Using the example of the initial sales boom and then following decline of the joint Subaru/Toyota 86 venture, the local head says long-term sustainability is always a key factor.

“Look, it’s easy to look at the Subaru BRZ and Toyota 86 in the first two years of their life cycle. You’ve got to judge it over seven or eight years. So, off to a strong start… Was that sustainable?

“And that’s the business case that a brand like Nissan would have to look at. To say well, can we make that work over a long time? And although it might work in isolation in Australia or the UK, if it doesn’t work across the globe then it’s hard to justify.”

On the upcoming next-generation GT-R, Emery says while it’s “certainly not in the foreseeable future” and packaging, mechanical and technical information remain unknown to him, it may not be faster and lighter than the current car – first launched in Japan in 2007.

“In terms of timelines, I think it’s one of those products that I could sit here today and say from what I know it’s certainly 2018/19, but then all of a sudden it might be 2017.

“The GT-R is long in gestation for obvious reasons and I think that’s because they take the car so seriously in the business. They hold it in such high esteem that it’s a very carefully guarded process in terms of what do you do next.

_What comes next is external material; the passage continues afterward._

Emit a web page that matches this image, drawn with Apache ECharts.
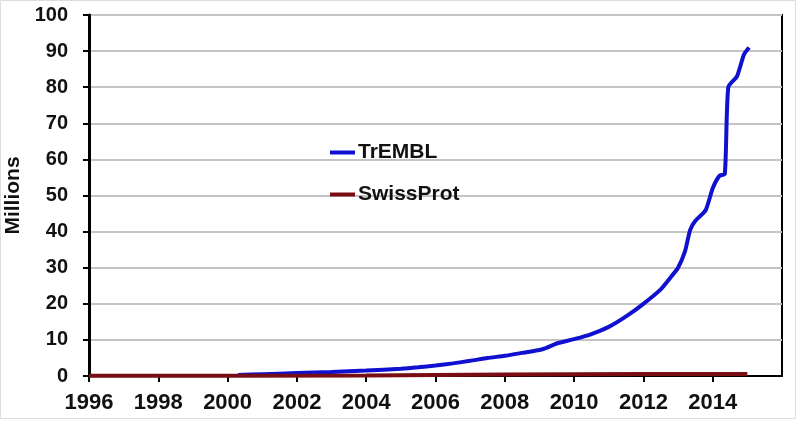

“I think they’ll be looking for the car to be clever, to be right up to the second. That won’t necessarily make it faster or quicker around the Nurburgring.

“They’ll be looking for clever innovation in the next car. I think the innovation that excites [philosophy] they take pretty seriously and I think GT-R’s always been the expression of that.

Nissan is this weekend tackling the Le Mans 24 Hour for the first time since 1999.